===== DATASET ENTRIES
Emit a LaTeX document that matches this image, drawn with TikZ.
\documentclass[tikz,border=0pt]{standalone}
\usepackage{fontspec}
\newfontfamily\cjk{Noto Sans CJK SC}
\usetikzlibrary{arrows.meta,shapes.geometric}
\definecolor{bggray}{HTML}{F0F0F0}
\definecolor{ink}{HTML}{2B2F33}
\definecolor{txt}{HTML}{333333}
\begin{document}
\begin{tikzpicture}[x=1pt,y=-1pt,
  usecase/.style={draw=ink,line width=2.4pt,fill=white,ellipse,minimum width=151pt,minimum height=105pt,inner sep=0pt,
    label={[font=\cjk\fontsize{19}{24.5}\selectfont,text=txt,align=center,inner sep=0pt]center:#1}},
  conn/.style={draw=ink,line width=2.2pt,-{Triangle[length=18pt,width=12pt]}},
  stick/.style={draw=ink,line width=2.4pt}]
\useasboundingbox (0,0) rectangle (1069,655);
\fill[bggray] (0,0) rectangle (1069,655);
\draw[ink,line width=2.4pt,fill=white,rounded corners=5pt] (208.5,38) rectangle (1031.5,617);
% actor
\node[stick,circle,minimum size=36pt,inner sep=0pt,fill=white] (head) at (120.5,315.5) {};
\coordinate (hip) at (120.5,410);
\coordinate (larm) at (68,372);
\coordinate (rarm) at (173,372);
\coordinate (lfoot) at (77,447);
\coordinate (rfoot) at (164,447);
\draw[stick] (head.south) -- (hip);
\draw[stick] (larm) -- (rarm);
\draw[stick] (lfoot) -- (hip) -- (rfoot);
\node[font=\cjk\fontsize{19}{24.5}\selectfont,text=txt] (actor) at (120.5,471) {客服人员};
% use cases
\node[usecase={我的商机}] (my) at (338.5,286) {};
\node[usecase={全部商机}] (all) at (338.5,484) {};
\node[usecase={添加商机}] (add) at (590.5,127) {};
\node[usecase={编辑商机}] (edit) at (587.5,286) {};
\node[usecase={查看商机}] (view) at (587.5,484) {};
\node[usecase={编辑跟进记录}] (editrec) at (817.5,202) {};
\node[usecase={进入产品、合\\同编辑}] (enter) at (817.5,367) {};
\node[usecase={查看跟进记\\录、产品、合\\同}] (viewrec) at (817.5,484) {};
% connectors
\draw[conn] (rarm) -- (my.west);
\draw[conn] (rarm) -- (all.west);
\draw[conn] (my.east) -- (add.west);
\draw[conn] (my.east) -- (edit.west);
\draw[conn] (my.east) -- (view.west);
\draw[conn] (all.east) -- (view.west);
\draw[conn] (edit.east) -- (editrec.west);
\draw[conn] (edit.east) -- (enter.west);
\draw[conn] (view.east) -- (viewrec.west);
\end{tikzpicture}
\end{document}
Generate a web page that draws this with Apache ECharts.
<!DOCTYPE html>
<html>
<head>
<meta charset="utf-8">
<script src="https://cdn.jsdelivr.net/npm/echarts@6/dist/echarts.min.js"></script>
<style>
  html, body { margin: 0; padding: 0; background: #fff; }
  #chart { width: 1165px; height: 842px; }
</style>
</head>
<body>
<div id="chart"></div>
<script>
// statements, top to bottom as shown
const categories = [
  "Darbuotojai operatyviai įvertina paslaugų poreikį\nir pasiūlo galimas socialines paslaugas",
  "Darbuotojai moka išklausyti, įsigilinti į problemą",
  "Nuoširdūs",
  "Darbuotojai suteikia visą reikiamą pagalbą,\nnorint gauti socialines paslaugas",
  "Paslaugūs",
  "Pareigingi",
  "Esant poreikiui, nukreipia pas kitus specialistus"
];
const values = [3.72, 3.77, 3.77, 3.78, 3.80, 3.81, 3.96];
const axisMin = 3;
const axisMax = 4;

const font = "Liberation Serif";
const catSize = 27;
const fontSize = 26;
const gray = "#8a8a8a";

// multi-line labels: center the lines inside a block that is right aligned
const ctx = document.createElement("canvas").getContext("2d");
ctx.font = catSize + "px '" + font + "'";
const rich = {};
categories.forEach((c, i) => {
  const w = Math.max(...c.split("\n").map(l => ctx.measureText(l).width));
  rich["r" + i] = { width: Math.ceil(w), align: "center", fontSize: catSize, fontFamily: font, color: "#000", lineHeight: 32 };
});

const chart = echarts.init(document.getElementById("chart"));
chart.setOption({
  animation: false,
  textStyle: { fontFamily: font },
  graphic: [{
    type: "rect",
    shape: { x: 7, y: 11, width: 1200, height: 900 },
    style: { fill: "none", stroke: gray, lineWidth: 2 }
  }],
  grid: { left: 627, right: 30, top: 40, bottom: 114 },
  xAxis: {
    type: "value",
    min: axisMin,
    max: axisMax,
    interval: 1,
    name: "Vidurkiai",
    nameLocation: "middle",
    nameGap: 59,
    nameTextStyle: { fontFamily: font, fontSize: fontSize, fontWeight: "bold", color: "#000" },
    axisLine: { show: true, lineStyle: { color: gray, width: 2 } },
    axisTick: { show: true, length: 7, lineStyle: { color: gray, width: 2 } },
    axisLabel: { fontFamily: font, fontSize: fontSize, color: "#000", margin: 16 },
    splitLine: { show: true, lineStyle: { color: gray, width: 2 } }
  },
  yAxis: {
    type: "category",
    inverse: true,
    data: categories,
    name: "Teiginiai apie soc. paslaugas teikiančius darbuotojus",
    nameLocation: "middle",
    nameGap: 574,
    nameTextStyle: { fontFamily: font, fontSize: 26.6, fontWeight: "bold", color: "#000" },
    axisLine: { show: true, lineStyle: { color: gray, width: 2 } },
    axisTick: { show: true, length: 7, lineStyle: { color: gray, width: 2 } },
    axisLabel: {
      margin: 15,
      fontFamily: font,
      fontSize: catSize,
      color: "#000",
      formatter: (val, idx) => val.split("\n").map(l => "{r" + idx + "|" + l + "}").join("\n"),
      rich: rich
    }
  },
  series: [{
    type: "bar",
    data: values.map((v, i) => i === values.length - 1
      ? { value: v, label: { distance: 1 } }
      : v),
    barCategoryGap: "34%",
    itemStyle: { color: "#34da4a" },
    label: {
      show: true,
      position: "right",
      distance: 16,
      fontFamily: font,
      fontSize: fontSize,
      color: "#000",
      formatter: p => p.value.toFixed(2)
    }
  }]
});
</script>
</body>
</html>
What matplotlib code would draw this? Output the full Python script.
==========
CHALLENGE: All entries must be repeated verbatim.

COMPLETE ANSWER:
Emit a LaTeX document that matches this image, drawn with TikZ.
\documentclass[tikz,border=0pt]{standalone}
\usepackage{fontspec}
\newfontfamily\cjk{Noto Sans CJK SC}
\usetikzlibrary{arrows.meta,shapes.geometric}
\definecolor{bggray}{HTML}{F0F0F0}
\definecolor{ink}{HTML}{2B2F33}
\definecolor{txt}{HTML}{333333}
\begin{document}
\begin{tikzpicture}[x=1pt,y=-1pt,
  usecase/.style={draw=ink,line width=2.4pt,fill=white,ellipse,minimum width=151pt,minimum height=105pt,inner sep=0pt,
    label={[font=\cjk\fontsize{19}{24.5}\selectfont,text=txt,align=center,inner sep=0pt]center:#1}},
  conn/.style={draw=ink,line width=2.2pt,-{Triangle[length=18pt,width=12pt]}},
  stick/.style={draw=ink,line width=2.4pt}]
\useasboundingbox (0,0) rectangle (1069,655);
\fill[bggray] (0,0) rectangle (1069,655);
\draw[ink,line width=2.4pt,fill=white,rounded corners=5pt] (208.5,38) rectangle (1031.5,617);
% actor
\node[stick,circle,minimum size=36pt,inner sep=0pt,fill=white] (head) at (120.5,315.5) {};
\coordinate (hip) at (120.5,410);
\coordinate (larm) at (68,372);
\coordinate (rarm) at (173,372);
\coordinate (lfoot) at (77,447);
\coordinate (rfoot) at (164,447);
\draw[stick] (head.south) -- (hip);
\draw[stick] (larm) -- (rarm);
\draw[stick] (lfoot) -- (hip) -- (rfoot);
\node[font=\cjk\fontsize{19}{24.5}\selectfont,text=txt] (actor) at (120.5,471) {客服人员};
% use cases
\node[usecase={我的商机}] (my) at (338.5,286) {};
\node[usecase={全部商机}] (all) at (338.5,484) {};
\node[usecase={添加商机}] (add) at (590.5,127) {};
\node[usecase={编辑商机}] (edit) at (587.5,286) {};
\node[usecase={查看商机}] (view) at (587.5,484) {};
\node[usecase={编辑跟进记录}] (editrec) at (817.5,202) {};
\node[usecase={进入产品、合\\同编辑}] (enter) at (817.5,367) {};
\node[usecase={查看跟进记\\录、产品、合\\同}] (viewrec) at (817.5,484) {};
% connectors
\draw[conn] (rarm) -- (my.west);
\draw[conn] (rarm) -- (all.west);
\draw[conn] (my.east) -- (add.west);
\draw[conn] (my.east) -- (edit.west);
\draw[conn] (my.east) -- (view.west);
\draw[conn] (all.east) -- (view.west);
\draw[conn] (edit.east) -- (editrec.west);
\draw[conn] (edit.east) -- (enter.west);
\draw[conn] (view.east) -- (viewrec.west);
\end{tikzpicture}
\end{document}
Generate a web page that draws this with Apache ECharts.
<!DOCTYPE html>
<html>
<head>
<meta charset="utf-8">
<script src="https://cdn.jsdelivr.net/npm/echarts@6/dist/echarts.min.js"></script>
<style>
  html, body { margin: 0; padding: 0; background: #fff; }
  #chart { width: 1165px; height: 842px; }
</style>
</head>
<body>
<div id="chart"></div>
<script>
// statements, top to bottom as shown
const categories = [
  "Darbuotojai operatyviai įvertina paslaugų poreikį\nir pasiūlo galimas socialines paslaugas",
  "Darbuotojai moka išklausyti, įsigilinti į problemą",
  "Nuoširdūs",
  "Darbuotojai suteikia visą reikiamą pagalbą,\nnorint gauti socialines paslaugas",
  "Paslaugūs",
  "Pareigingi",
  "Esant poreikiui, nukreipia pas kitus specialistus"
];
const values = [3.72, 3.77, 3.77, 3.78, 3.80, 3.81, 3.96];
const axisMin = 3;
const axisMax = 4;

const font = "Liberation Serif";
const catSize = 27;
const fontSize = 26;
const gray = "#8a8a8a";

// multi-line labels: center the lines inside a block that is right aligned
const ctx = document.createElement("canvas").getContext("2d");
ctx.font = catSize + "px '" + font + "'";
const rich = {};
categories.forEach((c, i) => {
  const w = Math.max(...c.split("\n").map(l => ctx.measureText(l).width));
  rich["r" + i] = { width: Math.ceil(w), align: "center", fontSize: catSize, fontFamily: font, color: "#000", lineHeight: 32 };
});

const chart = echarts.init(document.getElementById("chart"));
chart.setOption({
  animation: false,
  textStyle: { fontFamily: font },
  graphic: [{
    type: "rect",
    shape: { x: 7, y: 11, width: 1200, height: 900 },
    style: { fill: "none", stroke: gray, lineWidth: 2 }
  }],
  grid: { left: 627, right: 30, top: 40, bottom: 114 },
  xAxis: {
    type: "value",
    min: axisMin,
    max: axisMax,
    interval: 1,
    name: "Vidurkiai",
    nameLocation: "middle",
    nameGap: 59,
    nameTextStyle: { fontFamily: font, fontSize: fontSize, fontWeight: "bold", color: "#000" },
    axisLine: { show: true, lineStyle: { color: gray, width: 2 } },
    axisTick: { show: true, length: 7, lineStyle: { color: gray, width: 2 } },
    axisLabel: { fontFamily: font, fontSize: fontSize, color: "#000", margin: 16 },
    splitLine: { show: true, lineStyle: { color: gray, width: 2 } }
  },
  yAxis: {
    type: "category",
    inverse: true,
    data: categories,
    name: "Teiginiai apie soc. paslaugas teikiančius darbuotojus",
    nameLocation: "middle",
    nameGap: 574,
    nameTextStyle: { fontFamily: font, fontSize: 26.6, fontWeight: "bold", color: "#000" },
    axisLine: { show: true, lineStyle: { color: gray, width: 2 } },
    axisTick: { show: true, length: 7, lineStyle: { color: gray, width: 2 } },
    axisLabel: {
      margin: 15,
      fontFamily: font,
      fontSize: catSize,
      color: "#000",
      formatter: (val, idx) => val.split("\n").map(l => "{r" + idx + "|" + l + "}").join("\n"),
      rich: rich
    }
  },
  series: [{
    type: "bar",
    data: values.map((v, i) => i === values.length - 1
      ? { value: v, label: { distance: 1 } }
      : v),
    barCategoryGap: "34%",
    itemStyle: { color: "#34da4a" },
    label: {
      show: true,
      position: "right",
      distance: 16,
      fontFamily: font,
      fontSize: fontSize,
      color: "#000",
      formatter: p => p.value.toFixed(2)
    }
  }]
});
</script>
</body>
</html>
What matplotlib code would draw this? Output the full Python script.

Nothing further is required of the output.